■ TASK STATEMENT:
Pictures are to be left out. Copy exactly the lines from the one containing "Convert this chart to Apache ECharts code." to the one containing "var titleLines = ['HURRICANE", both ends kept.

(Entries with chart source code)
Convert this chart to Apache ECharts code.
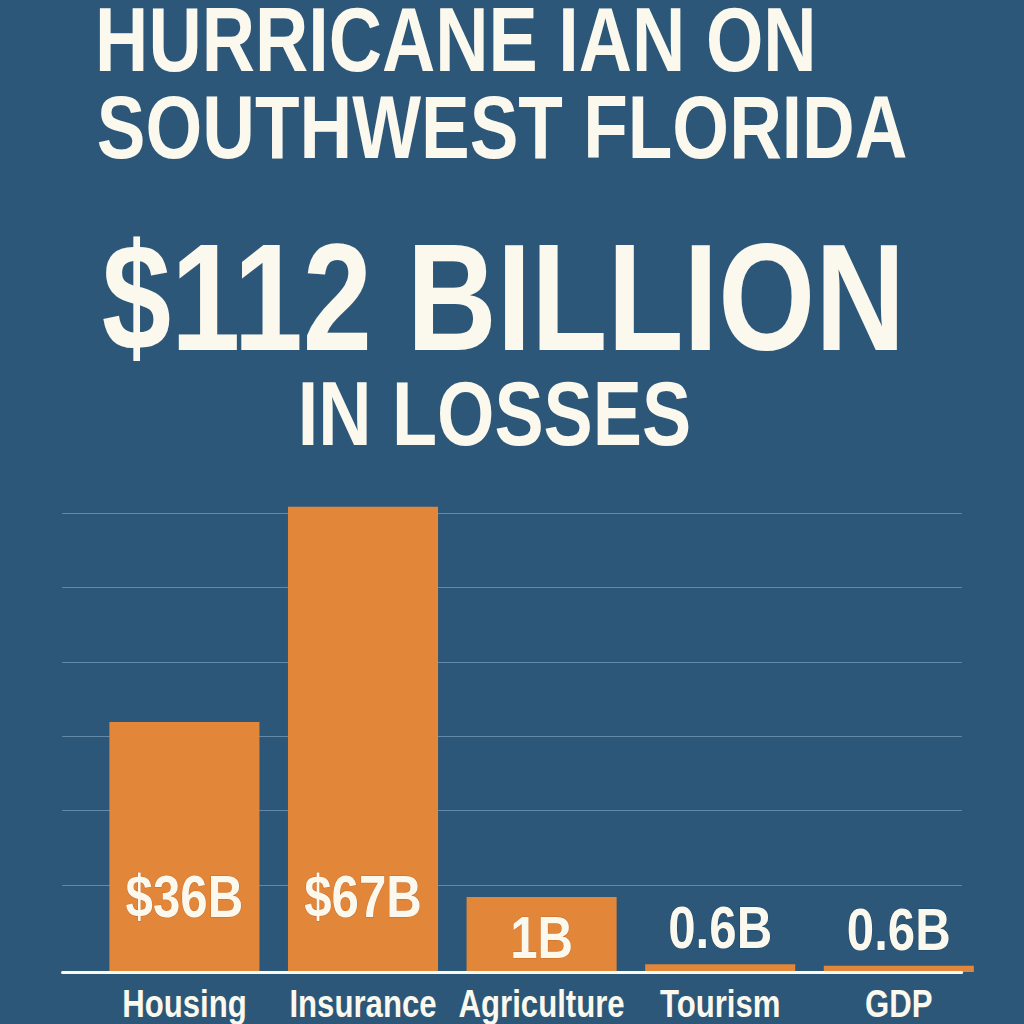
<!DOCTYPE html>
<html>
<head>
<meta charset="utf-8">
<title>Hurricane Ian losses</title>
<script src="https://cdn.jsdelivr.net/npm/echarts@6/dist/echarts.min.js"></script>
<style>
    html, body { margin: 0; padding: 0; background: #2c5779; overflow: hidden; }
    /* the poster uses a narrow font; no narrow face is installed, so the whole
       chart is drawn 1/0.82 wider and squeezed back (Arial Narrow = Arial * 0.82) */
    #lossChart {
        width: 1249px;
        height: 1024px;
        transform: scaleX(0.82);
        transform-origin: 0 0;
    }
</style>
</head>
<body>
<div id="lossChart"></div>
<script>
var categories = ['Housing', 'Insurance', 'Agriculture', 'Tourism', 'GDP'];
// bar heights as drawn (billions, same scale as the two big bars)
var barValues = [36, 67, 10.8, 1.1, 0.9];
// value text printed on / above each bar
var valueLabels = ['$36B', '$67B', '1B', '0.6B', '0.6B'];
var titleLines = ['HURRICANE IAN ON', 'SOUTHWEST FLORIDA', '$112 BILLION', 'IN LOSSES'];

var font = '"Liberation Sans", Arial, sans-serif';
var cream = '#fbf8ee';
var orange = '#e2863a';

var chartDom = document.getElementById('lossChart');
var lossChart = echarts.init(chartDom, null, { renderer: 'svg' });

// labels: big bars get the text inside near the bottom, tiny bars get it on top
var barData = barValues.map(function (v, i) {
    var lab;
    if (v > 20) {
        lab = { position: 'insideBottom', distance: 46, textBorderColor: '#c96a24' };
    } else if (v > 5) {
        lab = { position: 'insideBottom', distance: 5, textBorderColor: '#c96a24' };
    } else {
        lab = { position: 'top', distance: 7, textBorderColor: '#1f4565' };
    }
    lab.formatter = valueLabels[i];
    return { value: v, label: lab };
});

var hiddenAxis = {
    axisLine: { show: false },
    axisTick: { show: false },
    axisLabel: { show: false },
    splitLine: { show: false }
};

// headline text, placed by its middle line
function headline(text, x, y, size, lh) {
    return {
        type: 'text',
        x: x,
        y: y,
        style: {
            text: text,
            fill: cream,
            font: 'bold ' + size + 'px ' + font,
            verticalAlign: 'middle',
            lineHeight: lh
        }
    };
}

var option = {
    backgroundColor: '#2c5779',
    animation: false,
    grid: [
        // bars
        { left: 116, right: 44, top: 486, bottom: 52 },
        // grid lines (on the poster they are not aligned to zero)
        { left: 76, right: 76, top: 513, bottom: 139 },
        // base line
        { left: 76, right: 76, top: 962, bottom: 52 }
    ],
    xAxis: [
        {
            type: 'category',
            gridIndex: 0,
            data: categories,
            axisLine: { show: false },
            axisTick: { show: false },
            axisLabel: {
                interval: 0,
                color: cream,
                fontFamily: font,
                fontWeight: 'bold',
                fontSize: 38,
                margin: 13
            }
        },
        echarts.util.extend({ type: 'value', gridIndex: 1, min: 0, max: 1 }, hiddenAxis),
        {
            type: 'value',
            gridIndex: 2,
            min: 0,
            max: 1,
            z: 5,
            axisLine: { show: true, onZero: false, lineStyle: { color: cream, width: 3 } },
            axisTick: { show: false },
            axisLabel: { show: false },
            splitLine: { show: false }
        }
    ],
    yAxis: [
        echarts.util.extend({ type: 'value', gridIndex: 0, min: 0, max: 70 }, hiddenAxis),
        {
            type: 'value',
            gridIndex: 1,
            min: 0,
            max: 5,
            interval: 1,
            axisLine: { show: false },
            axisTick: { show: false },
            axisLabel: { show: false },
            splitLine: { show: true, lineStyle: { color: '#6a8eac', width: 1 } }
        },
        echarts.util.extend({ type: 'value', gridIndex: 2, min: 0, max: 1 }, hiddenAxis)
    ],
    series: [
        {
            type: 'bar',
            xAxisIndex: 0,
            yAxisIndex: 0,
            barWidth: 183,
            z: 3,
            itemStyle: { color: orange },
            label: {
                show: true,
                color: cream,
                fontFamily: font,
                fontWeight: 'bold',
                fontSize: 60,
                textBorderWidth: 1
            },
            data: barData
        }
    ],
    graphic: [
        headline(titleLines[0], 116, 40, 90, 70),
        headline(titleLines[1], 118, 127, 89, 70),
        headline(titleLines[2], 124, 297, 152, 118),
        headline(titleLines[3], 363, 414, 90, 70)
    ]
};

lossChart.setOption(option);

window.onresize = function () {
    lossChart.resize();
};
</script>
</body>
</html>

...

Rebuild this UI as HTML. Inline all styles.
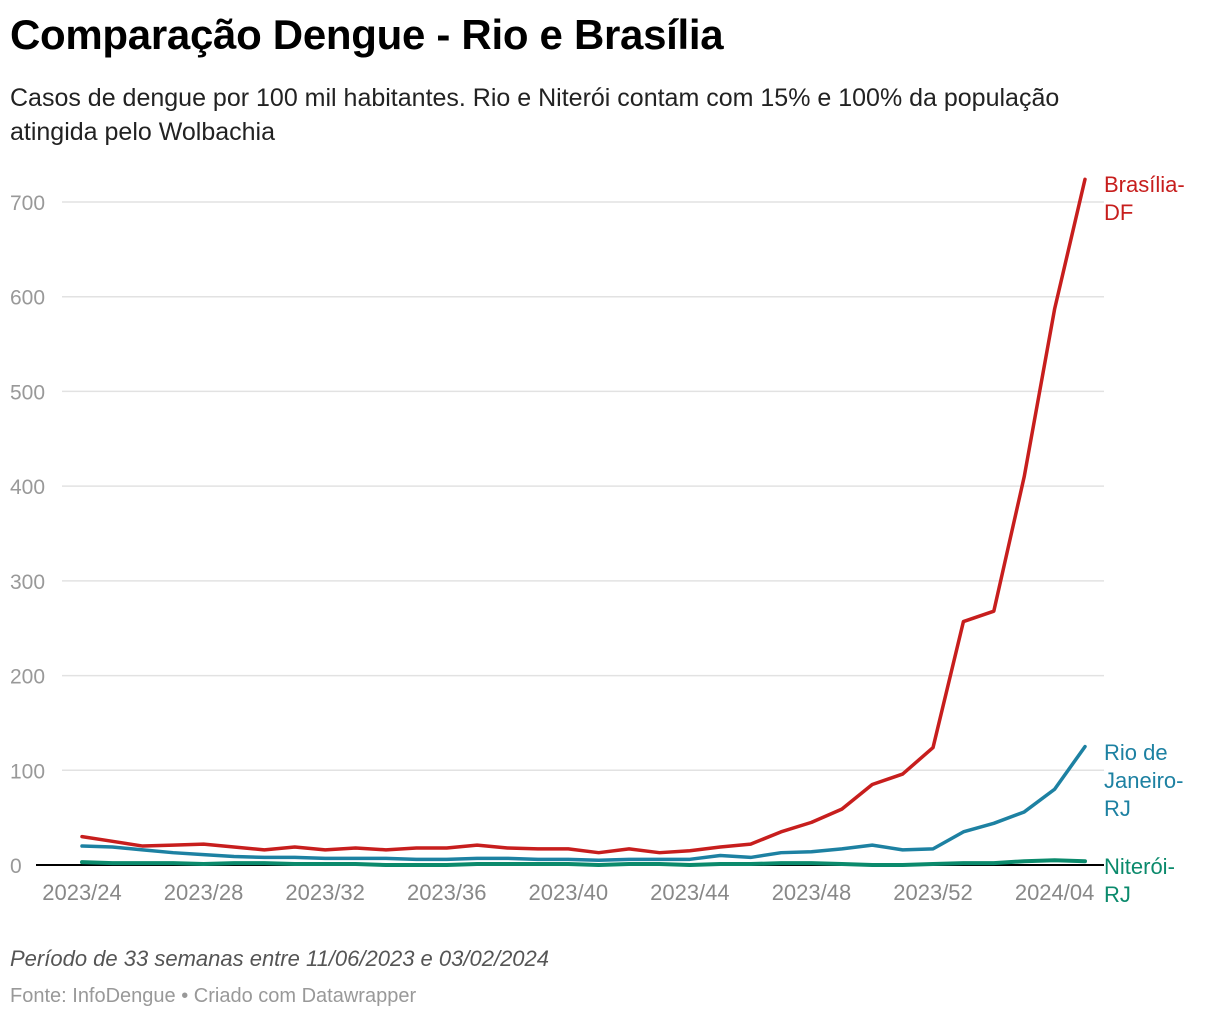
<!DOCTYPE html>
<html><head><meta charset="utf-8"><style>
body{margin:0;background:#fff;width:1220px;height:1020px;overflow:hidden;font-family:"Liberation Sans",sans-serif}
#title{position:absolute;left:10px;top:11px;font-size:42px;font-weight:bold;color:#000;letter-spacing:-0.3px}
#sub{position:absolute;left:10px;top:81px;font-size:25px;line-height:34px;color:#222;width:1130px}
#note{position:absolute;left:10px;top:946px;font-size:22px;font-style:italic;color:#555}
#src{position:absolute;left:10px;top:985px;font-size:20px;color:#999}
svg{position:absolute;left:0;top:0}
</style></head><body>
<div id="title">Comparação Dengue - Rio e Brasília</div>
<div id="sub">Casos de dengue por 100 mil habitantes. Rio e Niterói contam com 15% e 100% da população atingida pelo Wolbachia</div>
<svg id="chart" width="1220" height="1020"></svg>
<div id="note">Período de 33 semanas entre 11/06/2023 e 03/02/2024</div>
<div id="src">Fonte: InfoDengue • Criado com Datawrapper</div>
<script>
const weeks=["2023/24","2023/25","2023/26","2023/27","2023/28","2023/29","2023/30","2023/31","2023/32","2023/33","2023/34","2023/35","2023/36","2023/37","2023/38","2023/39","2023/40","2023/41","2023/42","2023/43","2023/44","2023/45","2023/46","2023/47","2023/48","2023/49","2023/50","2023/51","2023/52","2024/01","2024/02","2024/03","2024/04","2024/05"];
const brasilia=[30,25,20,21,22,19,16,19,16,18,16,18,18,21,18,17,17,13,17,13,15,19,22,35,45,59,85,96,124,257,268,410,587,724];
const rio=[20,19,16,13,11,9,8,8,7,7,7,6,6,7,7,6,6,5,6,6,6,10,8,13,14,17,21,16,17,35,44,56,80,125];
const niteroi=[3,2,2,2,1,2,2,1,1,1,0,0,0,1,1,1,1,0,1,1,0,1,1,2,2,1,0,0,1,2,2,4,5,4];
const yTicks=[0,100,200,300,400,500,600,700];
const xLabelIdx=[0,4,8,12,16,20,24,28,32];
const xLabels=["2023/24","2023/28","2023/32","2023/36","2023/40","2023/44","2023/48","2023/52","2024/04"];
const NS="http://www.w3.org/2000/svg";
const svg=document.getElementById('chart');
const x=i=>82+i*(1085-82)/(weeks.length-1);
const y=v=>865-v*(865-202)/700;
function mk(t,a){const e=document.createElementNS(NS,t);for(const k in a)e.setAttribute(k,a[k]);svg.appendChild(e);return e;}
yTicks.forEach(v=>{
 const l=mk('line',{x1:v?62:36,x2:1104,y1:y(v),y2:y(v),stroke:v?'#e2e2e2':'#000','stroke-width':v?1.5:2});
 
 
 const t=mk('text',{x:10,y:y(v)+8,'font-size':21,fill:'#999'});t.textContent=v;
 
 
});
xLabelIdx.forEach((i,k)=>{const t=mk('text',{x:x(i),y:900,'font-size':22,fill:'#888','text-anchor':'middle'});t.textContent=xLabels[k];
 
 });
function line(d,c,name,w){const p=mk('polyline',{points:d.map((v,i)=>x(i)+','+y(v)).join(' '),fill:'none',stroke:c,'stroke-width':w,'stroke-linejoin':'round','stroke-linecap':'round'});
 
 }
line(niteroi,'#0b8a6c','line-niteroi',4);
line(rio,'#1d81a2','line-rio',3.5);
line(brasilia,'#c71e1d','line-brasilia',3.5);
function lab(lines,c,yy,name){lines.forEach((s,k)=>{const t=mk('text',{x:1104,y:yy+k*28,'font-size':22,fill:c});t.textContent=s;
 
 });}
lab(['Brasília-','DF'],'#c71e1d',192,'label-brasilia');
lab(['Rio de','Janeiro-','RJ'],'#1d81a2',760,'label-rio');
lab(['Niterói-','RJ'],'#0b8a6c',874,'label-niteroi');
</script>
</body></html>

---

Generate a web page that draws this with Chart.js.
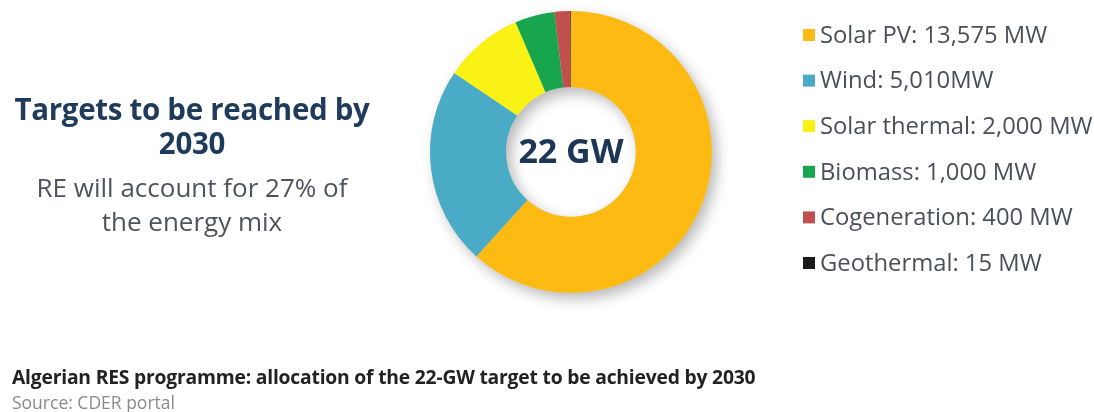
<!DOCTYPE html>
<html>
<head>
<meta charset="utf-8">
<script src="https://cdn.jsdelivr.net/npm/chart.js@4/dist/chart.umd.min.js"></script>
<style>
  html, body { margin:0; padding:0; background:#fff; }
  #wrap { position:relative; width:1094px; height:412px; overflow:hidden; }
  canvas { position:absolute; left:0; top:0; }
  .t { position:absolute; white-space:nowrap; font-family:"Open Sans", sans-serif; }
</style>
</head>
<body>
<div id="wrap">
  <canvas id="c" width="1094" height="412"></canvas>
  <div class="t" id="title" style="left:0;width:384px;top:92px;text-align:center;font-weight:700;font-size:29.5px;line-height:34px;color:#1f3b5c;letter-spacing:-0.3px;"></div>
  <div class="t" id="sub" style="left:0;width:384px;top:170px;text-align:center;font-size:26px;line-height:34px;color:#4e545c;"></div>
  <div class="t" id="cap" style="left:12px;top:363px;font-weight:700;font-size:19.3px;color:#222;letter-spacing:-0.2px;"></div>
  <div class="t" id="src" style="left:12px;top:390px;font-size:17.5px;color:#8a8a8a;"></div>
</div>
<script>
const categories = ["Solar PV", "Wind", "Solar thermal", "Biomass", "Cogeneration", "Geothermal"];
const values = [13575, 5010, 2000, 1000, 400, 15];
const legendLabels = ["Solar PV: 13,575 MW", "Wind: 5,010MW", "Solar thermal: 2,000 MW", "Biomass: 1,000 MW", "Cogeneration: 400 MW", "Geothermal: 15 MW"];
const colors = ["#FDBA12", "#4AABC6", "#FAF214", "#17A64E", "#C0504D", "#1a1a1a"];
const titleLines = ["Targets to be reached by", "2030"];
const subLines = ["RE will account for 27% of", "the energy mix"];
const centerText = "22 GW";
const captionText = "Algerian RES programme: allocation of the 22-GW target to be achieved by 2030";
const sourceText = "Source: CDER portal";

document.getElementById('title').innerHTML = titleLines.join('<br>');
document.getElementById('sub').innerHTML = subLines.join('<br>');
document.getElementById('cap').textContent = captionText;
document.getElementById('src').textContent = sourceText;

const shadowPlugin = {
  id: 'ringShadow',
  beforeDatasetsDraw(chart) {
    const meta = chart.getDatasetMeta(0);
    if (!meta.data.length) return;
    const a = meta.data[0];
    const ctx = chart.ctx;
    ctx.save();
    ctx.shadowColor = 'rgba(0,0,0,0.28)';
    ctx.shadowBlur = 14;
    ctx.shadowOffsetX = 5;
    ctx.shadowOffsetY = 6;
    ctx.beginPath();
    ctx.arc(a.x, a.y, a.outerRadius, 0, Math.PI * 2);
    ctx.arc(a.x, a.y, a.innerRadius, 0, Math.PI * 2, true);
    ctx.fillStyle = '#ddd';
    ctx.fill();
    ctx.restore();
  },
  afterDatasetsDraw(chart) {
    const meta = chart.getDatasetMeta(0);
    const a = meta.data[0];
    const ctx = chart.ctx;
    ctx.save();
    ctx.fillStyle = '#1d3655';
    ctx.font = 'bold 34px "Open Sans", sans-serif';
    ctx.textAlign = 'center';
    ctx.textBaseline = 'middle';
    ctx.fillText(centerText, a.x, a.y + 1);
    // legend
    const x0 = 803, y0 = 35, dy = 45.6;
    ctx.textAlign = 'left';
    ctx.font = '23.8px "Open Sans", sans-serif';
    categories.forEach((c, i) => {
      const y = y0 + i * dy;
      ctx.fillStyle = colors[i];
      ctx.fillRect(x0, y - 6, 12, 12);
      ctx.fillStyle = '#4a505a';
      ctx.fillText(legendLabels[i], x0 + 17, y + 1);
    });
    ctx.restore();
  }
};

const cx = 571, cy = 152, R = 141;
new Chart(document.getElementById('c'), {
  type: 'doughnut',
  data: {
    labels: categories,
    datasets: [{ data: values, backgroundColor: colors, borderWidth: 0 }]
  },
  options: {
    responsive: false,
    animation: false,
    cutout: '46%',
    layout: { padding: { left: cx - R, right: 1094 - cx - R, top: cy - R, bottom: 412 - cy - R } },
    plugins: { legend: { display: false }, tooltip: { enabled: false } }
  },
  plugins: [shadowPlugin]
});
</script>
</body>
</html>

■ FINISHED EXERCISE:
Convert this chart to Apache ECharts code.
<!DOCTYPE html>
<html>
<head>
<meta charset="utf-8">
<title>Hurricane Ian losses</title>
<script src="https://cdn.jsdelivr.net/npm/echarts@6/dist/echarts.min.js"></script>
<style>
    html, body { margin: 0; padding: 0; background: #2c5779; overflow: hidden; }
    /* the poster uses a narrow font; no narrow face is installed, so the whole
       chart is drawn 1/0.82 wider and squeezed back (Arial Narrow = Arial * 0.82) */
    #lossChart {
        width: 1249px;
        height: 1024px;
        transform: scaleX(0.82);
        transform-origin: 0 0;
    }
</style>
</head>
<body>
<div id="lossChart"></div>
<script>
var categories = ['Housing', 'Insurance', 'Agriculture', 'Tourism', 'GDP'];
// bar heights as drawn (billions, same scale as the two big bars)
var barValues = [36, 67, 10.8, 1.1, 0.9];
// value text printed on / above each bar
var valueLabels = ['$36B', '$67B', '1B', '0.6B', '0.6B'];
var titleLines = ['HURRICANE IAN ON', 'SOUTHWEST FLORIDA', '$112 BILLION', 'IN LOSSES'];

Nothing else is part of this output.